GPU Memory and Utilization Estimation for Training-Aware Resource Management: Opportunities and Limitations
New study reveals why GPU memory estimation fails, causing costly AI training slowdowns and failures.
A team of researchers has published a comprehensive analysis of GPU memory and utilization estimation methods, revealing critical limitations that impact AI training efficiency. The paper systematically evaluates three estimation paradigms: analytical models (like Horus), CPU-side libraries (PyTorch's FakeTensor), and ML-based estimators. Their findings show that existing methods struggle with hardware dependence, intrusive integration costs, and poor cross-architecture generalization—identical AI training tasks can show markedly different memory footprints across GPU generations.
The researchers constructed a synthetic dataset spanning MLPs, CNNs, and Transformers with controlled architectural variations to test these estimators.
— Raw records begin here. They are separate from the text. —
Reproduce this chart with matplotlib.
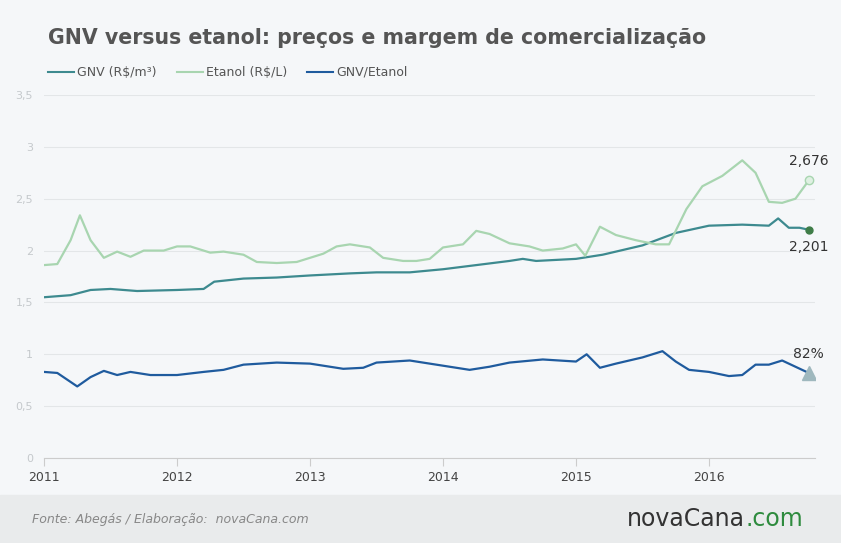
import matplotlib
matplotlib.use("Agg")
import matplotlib.pyplot as plt

et_x = [2011.0,2011.1,2011.2,2011.27,2011.35,2011.45,2011.55,2011.65,2011.75,2011.9,2012.0,2012.1,2012.25,2012.35,2012.5,2012.6,2012.75,2012.9,2013.0,2013.1,2013.2,2013.3,2013.45,2013.55,2013.7,2013.8,2013.9,2014.0,2014.15,2014.25,2014.35,2014.5,2014.65,2014.75,2014.9,2015.0,2015.07,2015.18,2015.3,2015.45,2015.6,2015.7,2015.83,2015.95,2016.1,2016.25,2016.35,2016.45,2016.55,2016.65,2016.75]
et_y = [1.86,1.87,2.1,2.34,2.1,1.93,1.99,1.94,2.0,2.0,2.04,2.04,1.98,1.99,1.96,1.89,1.88,1.89,1.93,1.97,2.04,2.06,2.03,1.93,1.9,1.9,1.92,2.03,2.06,2.19,2.16,2.07,2.04,2.0,2.02,2.06,1.95,2.23,2.15,2.1,2.06,2.06,2.4,2.62,2.72,2.87,2.75,2.47,2.46,2.5,2.676]
gnv_x = [2011.0,2011.2,2011.35,2011.5,2011.7,2012.0,2012.2,2012.28,2012.5,2012.75,2013.0,2013.3,2013.5,2013.75,2014.0,2014.25,2014.5,2014.6,2014.7,2015.0,2015.2,2015.5,2015.75,2016.0,2016.25,2016.45,2016.52,2016.6,2016.68,2016.75]
gnv_y = [1.55,1.57,1.62,1.63,1.61,1.62,1.63,1.7,1.73,1.74,1.76,1.78,1.79,1.79,1.82,1.86,1.9,1.92,1.9,1.92,1.96,2.05,2.17,2.24,2.25,2.24,2.31,2.22,2.22,2.201]
r_x = [2011.0,2011.1,2011.25,2011.35,2011.45,2011.55,2011.65,2011.8,2012.0,2012.2,2012.35,2012.5,2012.75,2013.0,2013.25,2013.4,2013.5,2013.75,2014.0,2014.2,2014.35,2014.5,2014.75,2015.0,2015.08,2015.18,2015.3,2015.5,2015.65,2015.75,2015.85,2016.0,2016.15,2016.25,2016.35,2016.45,2016.55,2016.65,2016.75]
r_y = [0.83,0.82,0.69,0.78,0.84,0.8,0.83,0.8,0.8,0.83,0.85,0.9,0.92,0.91,0.86,0.87,0.92,0.94,0.89,0.85,0.88,0.92,0.95,0.93,1.0,0.87,0.91,0.97,1.03,0.93,0.85,0.83,0.79,0.8,0.9,0.9,0.94,0.88,0.82]
years = [2011,2012,2013,2014,2015,2016]
yticks = [0,0.5,1,1.5,2,2.5,3,3.5]
ylabels = ["0","0,5","1","1,5","2","2,5","3","3,5"]

c_gnv, c_et, c_r = "#3d8a8f", "#a8d5b0", "#1f5b9e"
fig = plt.figure(figsize=(8.41,5.43), dpi=100, facecolor="#f5f7f9")
fig.patches.append(plt.Rectangle((0,0),1,48/543,transform=fig.transFigure,color="#e9ebec",zorder=0))
ax = fig.add_axes([44/841, 1-458/543, (815-44)/841, (458-95)/543])
ax.set_facecolor("#f5f7f9")
ax.plot(gnv_x, gnv_y, color=c_gnv, lw=1.6)
ax.plot(et_x, et_y, color=c_et, lw=1.6)
ax.plot(r_x, r_y, color=c_r, lw=1.6)
ax.plot(et_x[-1], et_y[-1], 'o', mfc="#dff0e2", mec=c_et, ms=6)
ax.plot(gnv_x[-1], gnv_y[-1], 'o', color="#3f7d48", ms=5)
ax.plot(r_x[-1], r_y[-1], '^', color="#9fb8be", ms=10)
ax.text(et_x[-1], et_y[-1]+0.12, "2,676", ha="center", va="bottom", fontsize=10, color="#333")
ax.text(gnv_x[-1], gnv_y[-1]-0.1, "2,201", ha="center", va="top", fontsize=10, color="#333")
ax.text(r_x[-1], r_y[-1]+0.12, "82%", ha="center", va="bottom", fontsize=10, color="#333")
ax.set_xlim(2011, 2011+(815-44)/133)
ax.set_ylim(0, 3.5)
ax.set_yticks(yticks, ylabels)
ax.set_xticks(years, [str(y) for y in years])
ax.grid(axis="y", color="#e3e6e8", lw=0.8)
for s in ax.spines.values(): s.set_visible(False)
ax.spines["bottom"].set_visible(True); ax.spines["bottom"].set_color("#cccccc")
ax.tick_params(axis="y", length=0, labelsize=8, colors="#c5c9cc", pad=8)
ax.tick_params(axis="x", length=6, labelsize=9, colors="#444", color="#cccccc")
for lbl in ax.get_yticklabels(): lbl.set_ha("right")
fig.text(48/841, 1-38/543, "GNV versus etanol: preços e margem de comercialização", fontsize=14.8, fontweight="bold", color="#555", va="center")
lx = [48, 177, 307]
names = ["GNV (R$/m³)", "Etanol (R$/L)", "GNV/Etanol"]
for x0, n, c in zip(lx, names, [c_gnv, c_et, c_r]):
    fig.lines.append(plt.Line2D([x0/841,(x0+26)/841],[1-72/543]*2, color=c, lw=1.5, transform=fig.transFigure))
    fig.text((x0+29)/841, 1-72/543, n, fontsize=9, color="#555", va="center")
fig.text(32/841, 1-519/543, "Fonte: Abegás / Elaboração:  novaCana.com", fontsize=9, style="italic", color="#888", va="center")
fig.text(627/841, 1-519/543, "novaCana", fontsize=17, color="#333", va="center")
fig.text(745/841, 1-519/543, ".com", fontsize=17, color="#2e8b3e", va="center")
fig.savefig("out.png", dpi=100, facecolor=fig.get_facecolor())
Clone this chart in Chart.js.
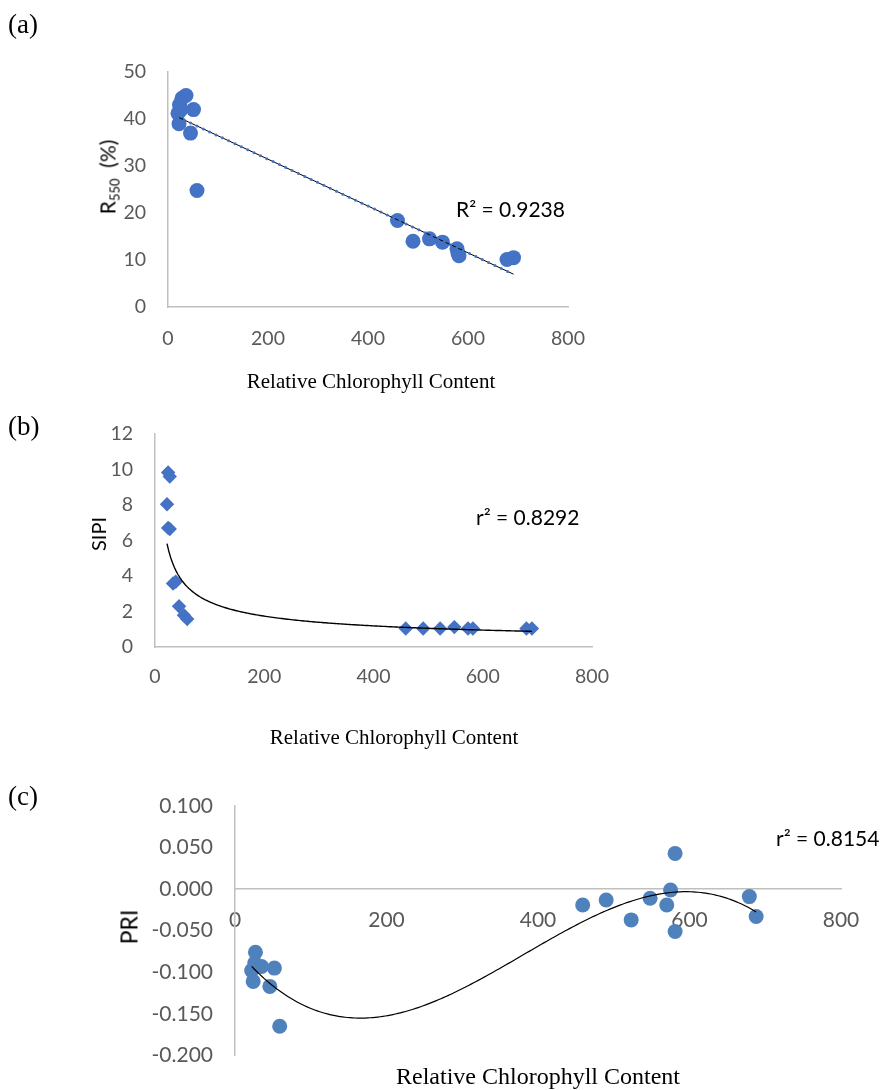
<!DOCTYPE html>
<html><head><meta charset="utf-8">
<script src="https://cdn.jsdelivr.net/npm/chart.js@4/dist/chart.umd.min.js"></script>
<style>
html,body{margin:0;padding:0;background:#fff;}
body{width:881px;height:1090px;position:relative;overflow:hidden;}
canvas{position:absolute;left:0;}
.t{position:absolute;white-space:nowrap;line-height:1;transform:translate(-50%,-50%);color:#000;}
.l{position:absolute;white-space:nowrap;line-height:1;transform:translate(0,-50%);color:#000;}
.serif{font-family:"Liberation Serif","Times New Roman",serif;}
.sans{font-family:Lato,"Open Sans",sans-serif;}
sub{font-size:0.62em;vertical-align:-0.3em;line-height:0;}
</style></head><body>
<canvas id="ca" width="881" height="400" style="top:0px"></canvas>
<canvas id="cb" width="881" height="370" style="top:400px"></canvas>
<canvas id="cc" width="881" height="320" style="top:770px"></canvas>

<div class="l serif" style="left:8px;top:24px;font-size:27px">(a)</div>
<div class="l serif" style="left:8px;top:426px;font-size:27px">(b)</div>
<div class="l serif" style="left:8px;top:796px;font-size:27px">(c)</div>

<div class="t sans" style="left:107px;top:177px;font-size:21px;transform:translate(-50%,-50%) rotate(-90deg)">R<sub>550</sub>&nbsp; (%)</div>
<div class="t sans" style="left:98px;top:534px;font-size:20px;transform:translate(-50%,-50%) rotate(-90deg)">SIPI</div>
<div class="t sans" style="left:129px;top:927px;font-size:23px;transform:translate(-50%,-50%) rotate(-90deg)">PRI</div>

<div class="t serif" style="left:371px;top:381px;font-size:21px">Relative Chlorophyll Content</div>
<div class="t serif" style="left:394px;top:737px;font-size:21px">Relative Chlorophyll Content</div>
<div class="t serif" style="left:538px;top:1076px;font-size:24px">Relative Chlorophyll Content</div>

<div class="l sans" style="left:456px;top:208px;font-size:21px">R² = 0.9238</div>
<div class="l sans" style="left:476px;top:516px;font-size:21px">r² = 0.8292</div>
<div class="l sans" style="left:776px;top:837px;font-size:21px">r² = 0.8154</div>

<script>
// ---- data ----
const xTicks = [0, 200, 400, 600, 800];

// (a) R550 (%)
const xA = [20, 23, 26, 28, 36, 51, 22, 45, 58, 459, 490, 523, 549, 578, 580, 582, 678, 691];
const yA = [41.2, 43.0, 42.0, 44.4, 45.0, 42.0, 39.0, 37.0, 24.8, 18.4, 14.0, 14.5, 13.8, 12.4, 11.4, 10.9, 10.1, 10.5];
const yTicksA = [0, 10, 20, 30, 40, 50];

// (b) SIPI
const xB = [24, 27, 22, 24, 27, 33, 38, 44, 53, 59, 459, 491, 522, 548, 573, 582, 680, 690];
const yB = [9.82, 9.59, 8.03, 6.70, 6.64, 3.57, 3.67, 2.29, 1.79, 1.57, 1.04, 1.04, 1.04, 1.12, 1.04, 1.04, 1.04, 1.04];
const yTicksB = [0, 2, 4, 6, 8, 10, 12];

// (c) PRI
const xC = [27, 26, 35, 52, 22, 24, 46, 59, 459, 490, 523, 548, 570, 575, 581, 581, 679, 688];
const yC = [-0.076, -0.089, -0.093, -0.095, -0.098, -0.111, -0.117, -0.165, -0.019, -0.013, -0.037, -0.011, -0.019, -0.001, 0.043, -0.051, -0.009, -0.033];
const yTicksC = [-0.2, -0.15, -0.1, -0.05, 0, 0.05, 0.1];

// ---- regression trendlines computed from the data ----
function linCoef(xs, ys) {
  const n = xs.length;
  const mx = xs.reduce((s, v) => s + v, 0) / n, my = ys.reduce((s, v) => s + v, 0) / n;
  let sxy = 0, sxx = 0;
  for (let i = 0; i < n; i++) { sxy += (xs[i] - mx) * (ys[i] - my); sxx += (xs[i] - mx) ** 2; }
  const b = sxy / sxx;
  return [my - b * mx, b];
}
function linFit(xs, ys) { const [a, b] = linCoef(xs, ys); return x => a + b * x; }
function powFit(xs, ys) {
  const [a, b] = linCoef(xs.map(Math.log), ys.map(Math.log));
  const c = Math.exp(a);
  return x => c * Math.pow(x, b);
}
function polyFit(xs, ys, deg) {
  const s = 100, m = deg + 1;
  const A = Array.from({length: m}, () => new Array(m + 1).fill(0));
  for (let i = 0; i < xs.length; i++) {
    const u = xs[i] / s;
    for (let r = 0; r < m; r++) {
      for (let c = 0; c < m; c++) A[r][c] += Math.pow(u, r + c);
      A[r][m] += ys[i] * Math.pow(u, r);
    }
  }
  for (let p = 0; p < m; p++) {
    let best = p;
    for (let r = p + 1; r < m; r++) if (Math.abs(A[r][p]) > Math.abs(A[best][p])) best = r;
    [A[p], A[best]] = [A[best], A[p]];
    for (let r = 0; r < m; r++) {
      if (r === p) continue;
      const f = A[r][p] / A[p][p];
      for (let c = p; c <= m; c++) A[r][c] -= f * A[p][c];
    }
  }
  const coef = A.map((row, i) => row[m] / row[i]);
  return x => coef.reduce((sum, c, k) => sum + c * Math.pow(x / s, k), 0);
}
function curve(f, xs, n) {
  const lo = Math.min(...xs), hi = Math.max(...xs);
  const pts = [];
  for (let i = 0; i <= n; i++) { const x = lo + (hi - lo) * i / n; pts.push({x, y: f(x)}); }
  return pts;
}
const pts = (xs, ys) => xs.map((x, i) => ({x, y: ys[i]}));

// ---- chart helpers ----
const AXIS = '#bfbfbf', TICK = '#595959', FONT = 'Lato';
function xScale(fs, pad, pos, h) {
  const o = {
    type: 'linear', min: 0, max: 800, position: pos,
    afterBuildTicks: s => { s.ticks = xTicks.map(v => ({value: v})); },
    ticks: {color: TICK, font: {family: FONT, size: fs}, padding: pad, autoSkip: false, maxRotation: 0},
    grid: {display: false, drawTicks: false},
    border: {display: true, color: AXIS, width: 1.5}
  };
  if (h !== undefined) o.afterFit = s => { s.height = h; };
  return o;
}
function yScale(ticks, fs, w, fmt) {
  return {
    type: 'linear', min: ticks[0], max: ticks[ticks.length - 1],
    afterBuildTicks: s => { s.ticks = ticks.map(v => ({value: v})); },
    ticks: {color: TICK, font: {family: FONT, size: fs}, padding: 22, autoSkip: false,
            callback: fmt || (v => String(v))},
    grid: {display: false, drawTicks: false},
    border: {display: true, color: AXIS, width: 1.5},
    afterFit: s => { s.width = w; }
  };
}
const base = {
  responsive: false, animation: false, devicePixelRatio: 1,
  plugins: {legend: {display: false}, tooltip: {enabled: false}},
  events: []
};

// (a)
const fitA = linFit(xA, yA);
new Chart(document.getElementById('ca'), {
  type: 'scatter',
  data: {datasets: [
    {type: 'line', data: curve(fitA, xA, 2), borderColor: '#4472C4', borderWidth: 3,
     borderDash: [0, 7], borderCapStyle: 'round', pointRadius: 0, order: 0},
    {type: 'line', data: curve(fitA, xA, 2), borderColor: '#000', borderWidth: 1,
     pointRadius: 0, order: 1},
    {data: pts(xA, yA), backgroundColor: '#4472C4', borderColor: '#4472C4', borderWidth: 0,
     pointRadius: 7.5, pointStyle: 'circle', order: 2}
  ]},
  options: Object.assign({}, base, {
    layout: {padding: {left: 0, top: 72, right: 313, bottom: 43}},
    scales: {x: xScale(19.5, 20, 'bottom', 50), y: yScale(yTicksA, 19.5, 168)}
  })
});

// (b)
const fitB = powFit(xB, yB);
new Chart(document.getElementById('cb'), {
  type: 'scatter',
  data: {datasets: [
    {type: 'line', data: curve(fitB, xB, 200), borderColor: '#000', borderWidth: 1.4,
     pointRadius: 0, tension: 0, order: 0},
    {data: pts(xB, yB), backgroundColor: '#4472C4', borderColor: '#4472C4', borderWidth: 0,
     pointRadius: 7.2, pointStyle: 'rectRot', order: 1}
  ]},
  options: Object.assign({}, base, {
    layout: {padding: {left: 0, top: 23, right: 289, bottom: 73}},
    scales: {x: xScale(19.5, 18, 'bottom', 50), y: yScale(yTicksB, 19.5, 155)}
  })
});

// (c)
const fitC = polyFit(xC, yC, 3);
new Chart(document.getElementById('cc'), {
  type: 'scatter',
  data: {datasets: [
    {type: 'line', data: curve(fitC, xC, 200), borderColor: '#000', borderWidth: 1.2,
     pointRadius: 0, tension: 0, order: 0},
    {data: pts(xC, yC), backgroundColor: '#4F81BD', borderColor: '#4F81BD', borderWidth: 0,
     pointRadius: 7.5, pointStyle: 'circle', order: 1}
  ]},
  options: Object.assign({}, base, {
    layout: {padding: {left: 0, top: 36, right: 40, bottom: 33}},
    scales: {
      x: xScale(21, 19, {y: 0}),
      y: yScale(yTicksC, 21, 235, v => Math.abs(v) < 1e-9 ? '0.000' : Number(v).toFixed(3))
    }
  })
});
</script>
</body></html>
They discovered that while collocating deep learning training tasks improves GPU utilization, inaccurate memory estimation causes drastic slowdowns due to resource contention and risks Out-of-Memory failures. GPU utilization estimation remains particularly challenging due to the non-additive nature of utilization metrics and hardware sensitivity.
This work matters because inefficient GPU usage represents billions in wasted compute resources annually. The team released all datasets, tools, and artifacts to support further research, providing practical resources for organizations running large-scale AI training workloads. Their analysis validates estimators against real-world unseen models, offering concrete guidance for infrastructure teams managing GPU clusters.
- Systematic evaluation of three GPU memory estimation paradigms shows analytical models are hardware-dependent, CPU-side libraries impose intrusive integration costs, and ML-based estimators struggle with cross-architecture generalization
- Identical AI training tasks can exhibit 30-50% different memory footprints across GPU hardware generations, complicating resource management
- Researchers released complete datasets and tools spanning MLPs, CNNs, and Transformers to support further optimization research
Why It Matters
Better GPU estimation could save millions in compute costs and prevent training failures for organizations running large AI models.